Micron shares jumped as analysts link the rally to rising supply and slower restocking that are easing the global DRAM and NAND shortage.

Micron Technology’s stock rose in recent trading after analysts linked the rally to an easing of the global memory-chip shortage driven by higher supply and softer restocking in end markets.

Analysts point to several supply-side and demand-side factors. Suppliers added production capacity after pandemic-related delays. Some customers that previously built inventories are pacing orders more slowly, reducing spot-market premiums. Increased wafer output combined with weaker restocking has eased pressure on memory component supply chains.

Tracking of contract and spot prices shows DRAM and NAND rates that climbed through 2021 and 2022 have stabilized in recent weeks, according to analysts monitoring pricing. Those analysts report the improved availability has influenced expectations for manufacturers’ near-term margins and capital spending plans.

Investors have focused on Micron because it is one of the world’s largest makers of DRAM and NAND flash memory. Device makers and data-center operators reassessing inventories have contributed to a reassessment of near-term demand and pricing for memory products. Several analysts adjusted near-term forecasts for price declines while maintaining longer-term demand assumptions tied to cloud growth, artificial intelligence workloads and rising storage needs.
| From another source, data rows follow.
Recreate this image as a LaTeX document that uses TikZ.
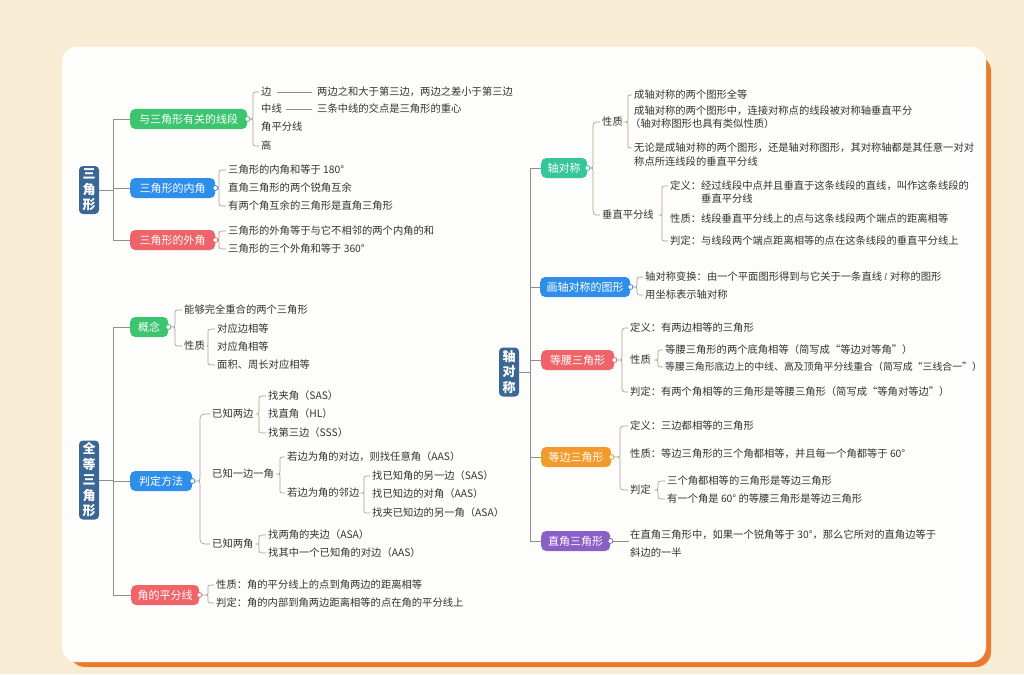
\documentclass[tikz,border=0pt]{standalone}
\usepackage{fontspec}
\newfontfamily\cjk{Noto Sans CJK SC}
\usetikzlibrary{calc}
\definecolor{bgc}{HTML}{F8EDD4}
\definecolor{orng}{HTML}{EA7A2E}
\definecolor{panel}{HTML}{FDFDFC}
\definecolor{cgreen}{HTML}{3CC46F}
\definecolor{cblue}{HTML}{2F8EEA}
\definecolor{cred}{HTML}{EE6468}
\definecolor{cteal}{HTML}{35C79B}
\definecolor{corange}{HTML}{F39A2C}
\definecolor{cpurple}{HTML}{8A60C6}
\definecolor{croot}{HTML}{3A6793}
\definecolor{txt}{HTML}{333333}
\definecolor{lngray}{HTML}{8E8E8E}
\definecolor{brgray}{HTML}{ABA18E}
\tikzset{
  conn/.style={draw=lngray, line width=0.8pt},
  bline/.style={draw=brgray, line width=0.7pt},
  mbox/.style={rounded corners=5pt, fill=#1, text=white, minimum height=20pt,
    inner sep=0pt, anchor=west, font=\cjk\fontsize{11}{13}\selectfont},
  rootbox/.style={rounded corners=4pt, fill=croot, text=white, minimum width=20pt,
    inner sep=0pt, align=center, font=\cjk\bfseries\fontsize{13}{15.5}\selectfont},
  leaf/.style={anchor=west, inner sep=1pt, text=txt, font=\cjk\fontsize{10.3}{18}\selectfont},
  dot/.style={circle, fill=white, draw=#1, line width=0.8pt, inner sep=0pt, minimum size=5pt},
}
% brace: [radius]{x}{tip}{top child}{bottom child}
\newcommand{\brc}[5][4]{%
  \draw[bline] let \p1=(#3), \p2=(#4), \p3=(#5) in
   (\x2-1pt,\y2) .. controls (#2pt,\y2) .. (#2pt,\y2-#1pt)
   -- (#2pt,\y1+3pt) .. controls (#2pt,\y1) .. (\x1,\y1)
   .. controls (#2pt,\y1) .. (#2pt,\y1-3pt)
   -- (#2pt,\y3+#1pt) .. controls (#2pt,\y3) .. (\x3-1pt,\y3);}
\begin{document}
\begin{tikzpicture}[x=1pt,y=-1pt]
\useasboundingbox (0,0) rectangle (1024,674);
\fill[bgc] (0,0) rectangle (1024,674);
\fill[orng, rounded corners=15pt] (70,56) rectangle (991,667);
\fill[panel, rounded corners=15pt] (62,47) rectangle (986,662);

\coordinate (tx1) at (113,0);
\coordinate (tx3) at (530,0);

% ---------- Tree 1: 三角形 ----------
\node[rootbox, minimum height=48pt] (r1) at (89,190) {三\\角\\形};
\node[mbox=cgreen, minimum width=117pt] (b1) at (130,119) {与三角形有关的线段};
\node[mbox=cblue, minimum width=85pt] (b2) at (130,188) {三角形的内角};
\node[mbox=cred, minimum width=85pt] (b3) at (130,240) {三角形的外角};
\draw[conn] (r1.east) -- (r1.east -| tx1);
\draw[conn] (b1.west) -- (b1.west -| tx1) -- (b3.west -| tx1) -- (b3.west);
\draw[conn] (b2.west) -- (b2.west -| tx1);

\node[leaf] (l1a) at (260,92) {边};
\node[leaf] (l1b) at (260,109) {中线};
\node[leaf] (l1c) at (260,127) {角平分线};
\node[leaf] (l1d) at (260,146) {高};
\node[leaf] (t1a) at (316,92) {两边之和大于第三边，两边之差小于第三边};
\node[leaf] (t1b) at (316,109) {三条中线的交点是三角形的重心};
\draw[conn, line width=0.6pt] ([xshift=4pt]l1a.east) -- ([xshift=-4pt]t1a.west);
\draw[conn, line width=0.6pt] ([xshift=3pt]l1b.east) -- ([xshift=-4pt]t1b.west);
\brc{253}{[xshift=2.5pt]b1.east}{l1a.west}{l1d.west}

\node[leaf] (l2a) at (227,170) {三角形的内角和等于 180°};
\node[leaf] (l2b) at (227,188) {直角三角形的两个锐角互余};
\node[leaf] (l2c) at (227,206) {有两个角互余的三角形是直角三角形};
\brc{219}{[xshift=2.5pt]b2.east}{l2a.west}{l2c.west}

\node[leaf] (l3a) at (227,231) {三角形的外角等于与它不相邻的两个内角的和};
\node[leaf] (l3b) at (227,249) {三角形的三个外角和等于 360°};
\brc{219}{[xshift=2.5pt]b3.east}{l3a.west}{l3b.west}

% ---------- Tree 2: 全等三角形 ----------
\node[rootbox, minimum height=79pt] (r2) at (89,480) {全\\等\\三\\角\\形};
\node[mbox=cgreen, minimum width=38pt] (c1) at (130,327) {概念};
\node[mbox=cblue, minimum width=62pt] (c2) at (130,481) {判定方法};
\node[mbox=cred, minimum width=68pt] (c3) at (131,595) {角的平分线};
\draw[conn] (r2.east) -- (r2.east -| tx1);
\draw[conn] (c1.west) -- (c1.west -| tx1) -- (c3.west -| tx1) -- (c3.west);
\draw[conn] (c2.west) -- (c2.west -| tx1);

\node[leaf] (m1) at (183,310) {能够完全重合的两个三角形};
\node[leaf] (m2) at (183,346) {性质};
\node[leaf] (m2a) at (216,329) {对应边相等};
\node[leaf] (m2b) at (216,347) {对应角相等};
\node[leaf] (m2c) at (216,365) {面积、周长对应相等};
\brc{175}{[xshift=2.5pt]c1.east}{m1.west}{m2.west}
\brc{208}{[xshift=1pt]m2.east}{m2a.west}{m2c.west}

\node[leaf] (p1) at (211,414) {已知两边};
\node[leaf] (p2) at (211,474) {已知一边一角};
\node[leaf] (p4) at (211,544) {已知两角};
\brc[9]{200}{[xshift=2.5pt]c2.east}{p1.west}{p4.west}
\node[leaf] (p1a) at (267,396) {找夹角（SAS）};
\node[leaf] (p1b) at (267,414) {找直角（HL）};
\node[leaf] (p1c) at (267,433) {找第三边（SSS）};
\brc{259}{[xshift=1pt]p1.east}{p1a.west}{p1c.west}
\node[leaf] (p2a) at (286,457) {若边为角的对边，则找任意角（AAS）};
\node[leaf] (p3) at (286,493) {若边为角的邻边};
\brc{280}{[xshift=1pt]p2.east}{p2a.west}{p3.west}
\node[leaf] (p3a) at (371,476) {找已知角的另一边（SAS）};
\node[leaf] (p3b) at (371,494) {找已知边的对角（AAS）};
\node[leaf] (p3c) at (371,513) {找夹已知边的另一角（ASA）};
\brc{364}{[xshift=1pt]p3.east}{p3a.west}{p3c.west}
\node[leaf] (p4a) at (267,535) {找两角的夹边（ASA）};
\node[leaf] (p4b) at (267,553) {找其中一个已知角的对边（AAS）};
\brc{259}{[xshift=1pt]p4.east}{p4a.west}{p4b.west}

\node[leaf] (v1) at (215,585) {性质：角的平分线上的点到角两边的距离相等};
\node[leaf] (v2) at (215,603) {判定：角的内部到角两边距离相等的点在角的平分线上};
\brc{208}{[xshift=2.5pt]c3.east}{v1.west}{v2.west}

% ---------- Tree 3: 轴对称 ----------
\node[rootbox, minimum height=49pt] (r3) at (509,372) {轴\\对\\称};
\node[mbox=cteal, minimum width=46pt] (d1) at (541,168) {轴对称};
\node[mbox=cblue, minimum width=90pt] (d2) at (540,287) {画轴对称的图形};
\node[mbox=cred, minimum width=73pt] (d3) at (541,360) {等腰三角形};
\node[mbox=corange, minimum width=70pt] (d4) at (541,457) {等边三角形};
\node[mbox=cpurple, minimum width=69pt] (d5) at (541,541) {直角三角形};
\draw[conn] (r3.east) -- (r3.east -| tx3);
\draw[conn] (d1.west) -- (d1.west -| tx3) -- (d5.west -| tx3) -- (d5.west);
\foreach \n in {d2,d3,d4} \draw[conn] (\n.west) -- (\n.west -| tx3);

\node[leaf] (q1) at (601,122) {性质};
\node[leaf] (q2) at (601,215) {垂直平分线};
\brc[8]{593}{[xshift=2.5pt]d1.east}{q1.west}{q2.west}
\node[leaf] (q1a) at (633,95) {成轴对称的两个图形全等};
\node[leaf] (q1b) at (633,111) {成轴对称的两个图形中，连接对称点的线段被对称轴垂直平分};
\node[leaf] (q1c) at (629,124) {（轴对称图形也具有类似性质）};
\node[leaf] (q1d) at (633,148) {无论是成轴对称的两个图形，还是轴对称图形，其对称轴都是其任意一对对};
\node[leaf] (q1e) at (633,162) {称点所连线段的垂直平分线};
\brc{628}{[xshift=1pt]q1.east}{q1a.west}{q1d.west}
\node[leaf] (q2a) at (669,186) {定义：经过线段中点并且垂直于这条线段的直线，叫作这条线段的};
\node[leaf] (q2b) at (700,199) {垂直平分线};
\node[leaf] (q2c) at (669,219) {性质：线段垂直平分线上的点与这条线段两个端点的距离相等};
\node[leaf] (q2d) at (669,241) {判定：与线段两个端点距离相等的点在这条线段的垂直平分线上};
\brc{662}{[xshift=5pt]q2.east}{q2a.west}{q2d.west}

\node[leaf] (w1) at (644,277) {轴对称变换：由一个平面图形得到与它关于一条直线 $l$ 对称的图形};
\node[leaf] (w2) at (644,295) {用坐标表示轴对称};
\brc{637}{[xshift=2.5pt]d2.east}{w1.west}{w2.west}

\node[leaf] (x1) at (629,328) {定义：有两边相等的三角形};
\node[leaf] (x2) at (629,360) {性质};
\node[leaf] (x3) at (629,392) {判定：有两个角相等的三角形是等腰三角形（简写成“等角对等边”）};
\brc[7]{622}{[xshift=2.5pt]d3.east}{x1.west}{x3.west}
\node[leaf] (x2a) at (664,350) {等腰三角形的两个底角相等（简写成“等边对等角”）};
\node[leaf, font=\cjk\fontsize{9.9}{12}\selectfont] (x2b) at (664,367) {等腰三角形底边上的中线、高及顶角平分线重合（简写成“三线合一”）};
\brc{658}{[xshift=2pt]x2.east}{x2a.west}{x2b.west}

\node[leaf] (y1) at (629,426) {定义：三边都相等的三角形};
\node[leaf] (y2) at (629,454) {性质：等边三角形的三个角都相等，并且每一个角都等于 60°};
\node[leaf] (y3) at (629,490) {判定};
\brc[7]{620}{[xshift=2.5pt]d4.east}{y1.west}{y3.west}
\node[leaf] (y3a) at (666,481) {三个角都相等的三角形是等边三角形};
\node[leaf] (y3b) at (666,499) {有一个角是 60° 的等腰三角形是等边三角形};
\brc{658}{[xshift=2pt]y3.east}{y3a.west}{y3b.west}

\node[leaf, align=left] (u1) at (629,544) {在直角三角形中，如果一个锐角等于 30°，那么它所对的直角边等于\\斜边的一半};
\draw[conn, line width=0.6pt] ([xshift=2.5pt]d5.east) -- (d5.east -| u1.west);

% connector dots
\foreach \n/\c in {b1/cgreen,b2/cblue,b3/cred,c1/cgreen,c2/cblue,c3/cred,
  d1/cteal,d2/cblue,d3/cred,d4/corange,d5/cpurple}
  \node[dot=\c] at (\n.east) {};
\end{tikzpicture}
\end{document}
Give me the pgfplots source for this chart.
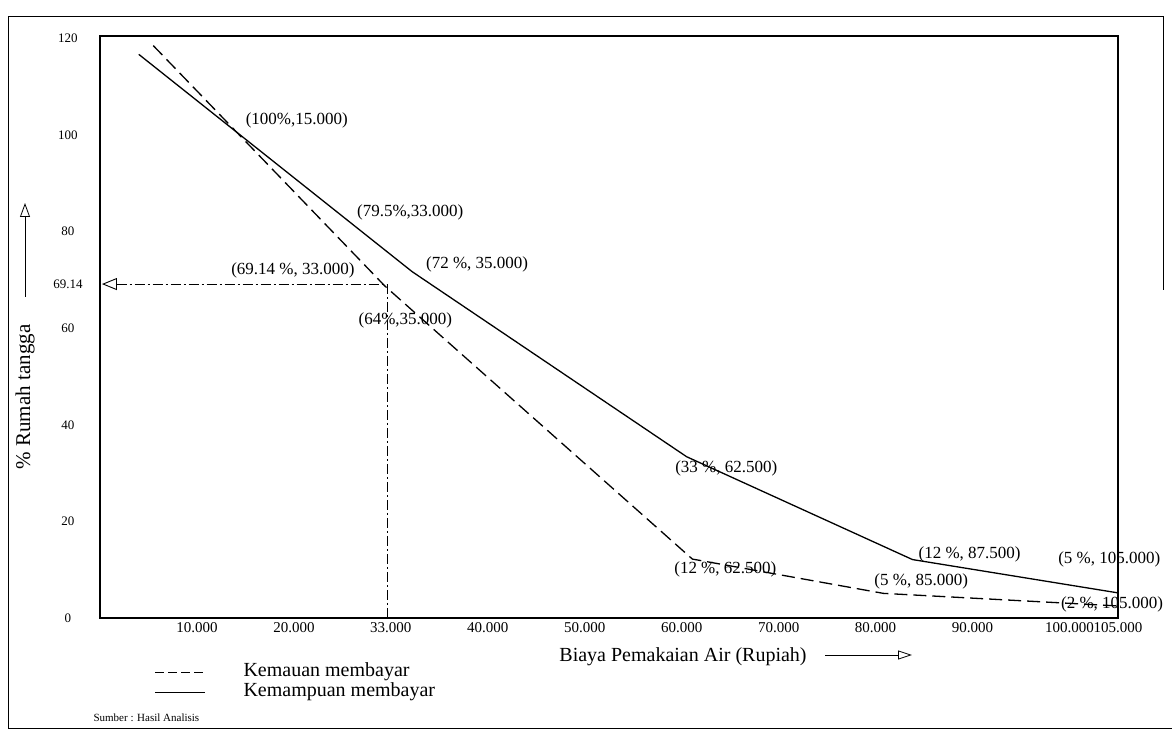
\documentclass[border=0pt]{standalone}
\usepackage{fontspec}
\setmainfont{Liberation Serif}
\usepackage{pgfplots}
\pgfplotsset{compat=1.18}
\usetikzlibrary{arrows.meta}

\begin{document}
\begin{tikzpicture}[x=1pt,y=1pt]
% page 1172 x 731, origin at lower left corner of the axis box
\path[use as bounding box] (-100,-113) rectangle (1072,618);

\begin{axis}[
    scale only axis,
    width=1018pt, height=582pt,
    xmin=0, xmax=105, ymin=0, ymax=120.5,
    axis line style={line width=1.3pt},
    major tick length=0pt,
    xtick={10,20,30,40,50,60,70,80,90,100,105},
    xticklabels={10.000,20.000,33.000,40.000,50.000,60.000,70.000,80.000,90.000,100.000,105.000},
    ytick={0,20,40,60,69.14,80,100,120},
    yticklabels={0,20,40,60,69.14,80,100,120},
    xticklabel style={font=\fontsize{15}{17}\selectfont, yshift=-1pt},
    yticklabel style={font=\fontsize{13}{15}\selectfont, anchor=center, xshift=-32pt},
    clip=false,
]
% Kemampuan membayar
\addplot[black, line width=1.3pt] coordinates {
    (4.0,116.7) (32.2,71.7) (60.5,33.4) (83.8,12.1) (105,5.2)};
% Kemauan membayar
\addplot[black, line width=1.3pt, dash pattern=on 13pt off 6pt] coordinates {
    (5.5,118.5) (29.4,68.7) (61.1,12.2) (80.8,5.1) (105,2.5)};
% guide at 69.14 %
\addplot[black, line width=0.9pt, dash pattern=on 10pt off 3pt on 2pt off 3pt,
    {Triangle[open,length=15pt,width=12pt]}-] coordinates {
    (0.2,69.14) (29.6,69.14) (29.6,0)};

\begin{scope}[font=\fontsize{17}{19}\selectfont, inner sep=0pt]
\node at (axis cs:20.3,103.0) {(100\%,15.000)};
\node at (axis cs:32.0,83.9) {(79.5\%,33.000)};
\node at (axis cs:38.9,73.2) {(72 \%, 35.000)};
\node at (axis cs:19.9,72.0) {(69.14 \%, 33.000)};
\node at (axis cs:31.5,61.6) {(64\%,35.000)};
\node at (axis cs:64.6,31.0) {(33 \%, 62.500)};
\node at (axis cs:64.5,10.1) {(12 \%, 62.500)};
\node at (axis cs:89.7,13.2) {(12 \%, 87.500)};
\node at (axis cs:84.7,7.5) {(5 \%, 85.000)};
\node at (axis cs:104.1,12.2) {(5 \%, 105.000)};
\node at (axis cs:104.4,2.9) {(2 \%, 105.000)};
\end{scope}
\end{axis}

% heavier left and bottom axis lines
\draw[line width=2.6pt] (0,582) -- (0,0) -- (1018,0);

% axis titles
\node[font=\fontsize{20}{22}\selectfont] at (583,-39) {Biaya Pemakaian Air (Rupiah)};
\draw[line width=0.8pt, -{Triangle[open,length=14pt,width=9pt]}] (725,-37) -- (812,-37);
\node[font=\fontsize{21}{23}\selectfont, rotate=90] at (-75,221) {\% Rumah tangga};
\draw[line width=0.8pt, -{Triangle[open,length=14pt,width=10pt]}] (-75,321) -- (-75,415);

% legend
\draw[line width=0.9pt, dash pattern=on 9pt off 4pt] (55,-54) -- (105,-54);
\node[anchor=west, font=\fontsize{20}{22}\selectfont] at (140,-54) {Kemauan membayar};
\draw[line width=0.9pt] (55,-74) -- (105,-74);
\node[anchor=west, font=\fontsize{20}{22}\selectfont] at (140,-74) {Kemampuan membayar};
\node[anchor=west, font=\fontsize{11}{13}\selectfont] at (-10,-100) {Sumber : Hasil Analisis};

% outer frame of the scanned figure
\draw[line width=1pt] (1063,328) -- (1063,601) -- (-91,601) -- (-91,-110) -- (1072,-110);
\end{tikzpicture}
\end{document}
“Supply is catching up with demand, and that is what you’re seeing reflected in the share price,” an industry analyst commented. The analyst added that steadier inventory flows would likely reduce spot-price volatility and make contract negotiations between suppliers and large buyers more predictable.

Market watchers caution that capacity additions take months to fully affect supply and that demand from servers, smartphones and consumer electronics remains sensitive to macroeconomic conditions. Analysts expect gradual price softening over the next few quarters rather than a sudden reversal to oversupply.

For customers, easing tightness could shorten lead times and lower procurement costs for makers of PCs, phones and enterprise servers. For memory producers, softer prices may constrain near-term revenue growth that had been supported by elevated rates, prompting potential adjustments to production schedules and capital expenditure forecasts.

The memory industry remains cyclical and capital intensive. The shortage that emerged during the pandemic reflected strong demand for personal computing and cloud services alongside factory shutdowns and logistics bottlenecks. Micron and its peers increased investments in output and supply-chain resilience; analysts say those investments, together with recent demand adjustments, are contributing to the current loosening of tightness.

Investors and analysts are watching Micron’s upcoming earnings report and management commentary for further detail on production pacing, inventory levels and expectations for memory pricing in the months ahead.